** start WORKING DATA **

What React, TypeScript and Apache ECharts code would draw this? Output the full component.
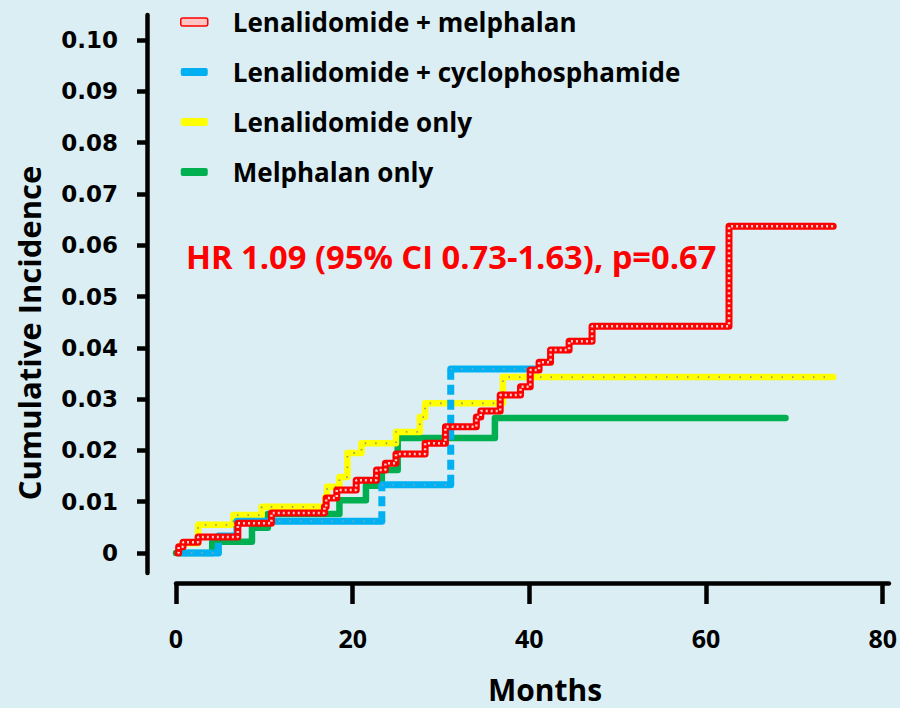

** end WORKING DATA **
** start WORKING DATA **

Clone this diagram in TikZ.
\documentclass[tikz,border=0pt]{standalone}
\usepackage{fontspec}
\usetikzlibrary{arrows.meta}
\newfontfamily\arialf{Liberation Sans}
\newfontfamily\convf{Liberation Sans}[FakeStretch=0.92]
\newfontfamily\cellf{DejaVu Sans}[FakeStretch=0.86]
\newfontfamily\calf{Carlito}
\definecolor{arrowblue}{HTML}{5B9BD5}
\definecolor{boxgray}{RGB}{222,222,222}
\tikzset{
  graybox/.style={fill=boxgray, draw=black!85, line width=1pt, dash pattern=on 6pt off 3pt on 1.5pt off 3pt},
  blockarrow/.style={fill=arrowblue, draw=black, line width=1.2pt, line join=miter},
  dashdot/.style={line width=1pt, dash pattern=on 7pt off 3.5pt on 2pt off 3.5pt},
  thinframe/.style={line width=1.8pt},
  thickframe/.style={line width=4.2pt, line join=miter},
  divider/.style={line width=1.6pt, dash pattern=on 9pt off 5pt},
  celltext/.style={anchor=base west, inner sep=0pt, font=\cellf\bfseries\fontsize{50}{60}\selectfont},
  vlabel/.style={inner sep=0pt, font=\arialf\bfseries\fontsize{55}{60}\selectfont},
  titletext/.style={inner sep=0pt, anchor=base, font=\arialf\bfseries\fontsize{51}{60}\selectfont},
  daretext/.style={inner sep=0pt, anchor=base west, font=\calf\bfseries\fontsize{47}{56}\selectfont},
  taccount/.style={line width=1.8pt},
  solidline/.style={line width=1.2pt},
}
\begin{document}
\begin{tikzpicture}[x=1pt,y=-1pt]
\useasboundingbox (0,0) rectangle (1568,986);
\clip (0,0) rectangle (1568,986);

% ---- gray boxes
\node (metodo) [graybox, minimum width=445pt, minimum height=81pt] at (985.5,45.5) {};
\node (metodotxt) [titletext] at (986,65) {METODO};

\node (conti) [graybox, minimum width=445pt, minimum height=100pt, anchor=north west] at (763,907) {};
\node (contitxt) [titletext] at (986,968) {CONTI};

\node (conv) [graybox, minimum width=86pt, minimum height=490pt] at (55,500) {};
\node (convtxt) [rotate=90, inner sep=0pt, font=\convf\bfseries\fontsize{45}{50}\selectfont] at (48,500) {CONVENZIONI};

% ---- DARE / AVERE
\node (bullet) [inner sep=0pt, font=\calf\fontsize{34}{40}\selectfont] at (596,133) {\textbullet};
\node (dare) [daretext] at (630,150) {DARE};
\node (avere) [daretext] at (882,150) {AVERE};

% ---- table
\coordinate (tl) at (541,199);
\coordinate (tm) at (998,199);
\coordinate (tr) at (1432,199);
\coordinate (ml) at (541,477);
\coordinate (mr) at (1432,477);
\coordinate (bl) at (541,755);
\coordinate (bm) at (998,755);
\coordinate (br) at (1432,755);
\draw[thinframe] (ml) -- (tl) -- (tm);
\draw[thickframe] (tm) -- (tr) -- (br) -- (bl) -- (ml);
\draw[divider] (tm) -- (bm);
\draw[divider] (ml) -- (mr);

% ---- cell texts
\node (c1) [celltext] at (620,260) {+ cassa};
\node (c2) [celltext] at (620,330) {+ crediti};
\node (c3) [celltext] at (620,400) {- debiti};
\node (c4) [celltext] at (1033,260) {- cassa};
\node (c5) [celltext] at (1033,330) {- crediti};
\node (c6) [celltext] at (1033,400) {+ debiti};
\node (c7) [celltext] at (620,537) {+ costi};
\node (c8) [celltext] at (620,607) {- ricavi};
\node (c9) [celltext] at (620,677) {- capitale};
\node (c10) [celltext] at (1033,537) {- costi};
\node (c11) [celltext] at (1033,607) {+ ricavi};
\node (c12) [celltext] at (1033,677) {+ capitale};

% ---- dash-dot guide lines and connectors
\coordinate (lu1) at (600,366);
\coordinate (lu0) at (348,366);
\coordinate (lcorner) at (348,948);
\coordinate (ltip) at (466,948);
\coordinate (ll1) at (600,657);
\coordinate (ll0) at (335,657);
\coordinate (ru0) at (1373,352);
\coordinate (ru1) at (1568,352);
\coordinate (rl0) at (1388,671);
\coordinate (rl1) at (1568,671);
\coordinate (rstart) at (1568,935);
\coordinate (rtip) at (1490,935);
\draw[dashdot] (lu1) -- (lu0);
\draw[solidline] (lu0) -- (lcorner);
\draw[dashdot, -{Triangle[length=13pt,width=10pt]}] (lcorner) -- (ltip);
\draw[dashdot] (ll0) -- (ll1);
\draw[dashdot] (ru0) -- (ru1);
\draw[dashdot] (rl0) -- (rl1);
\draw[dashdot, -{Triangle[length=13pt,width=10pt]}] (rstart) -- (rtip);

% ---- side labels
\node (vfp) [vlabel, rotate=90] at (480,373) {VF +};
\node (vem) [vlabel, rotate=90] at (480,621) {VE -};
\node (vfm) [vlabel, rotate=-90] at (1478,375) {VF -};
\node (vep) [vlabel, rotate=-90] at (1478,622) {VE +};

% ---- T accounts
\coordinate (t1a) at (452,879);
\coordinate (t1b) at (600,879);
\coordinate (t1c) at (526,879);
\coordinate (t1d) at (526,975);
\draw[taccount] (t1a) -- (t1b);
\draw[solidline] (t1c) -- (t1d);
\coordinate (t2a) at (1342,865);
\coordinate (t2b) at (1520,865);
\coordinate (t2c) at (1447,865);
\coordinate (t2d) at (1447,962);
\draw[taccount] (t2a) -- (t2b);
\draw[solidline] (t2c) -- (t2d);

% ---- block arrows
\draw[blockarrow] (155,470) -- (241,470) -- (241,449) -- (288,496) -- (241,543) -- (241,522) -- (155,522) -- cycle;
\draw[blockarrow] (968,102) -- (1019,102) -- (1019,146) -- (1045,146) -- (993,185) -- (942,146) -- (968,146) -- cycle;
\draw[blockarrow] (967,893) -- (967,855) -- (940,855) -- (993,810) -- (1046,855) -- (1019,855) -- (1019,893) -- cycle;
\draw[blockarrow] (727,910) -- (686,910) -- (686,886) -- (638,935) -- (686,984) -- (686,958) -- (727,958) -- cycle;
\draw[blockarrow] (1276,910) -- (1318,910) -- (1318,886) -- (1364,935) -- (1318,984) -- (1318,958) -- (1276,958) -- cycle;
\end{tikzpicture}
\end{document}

** end WORKING DATA **

### EXERCISE
Check each line of the records for the word "this", and show the lines that contain it.

### THE RESULT
What React, TypeScript and Apache ECharts code would draw this? Output the full component.
Clone this diagram in TikZ.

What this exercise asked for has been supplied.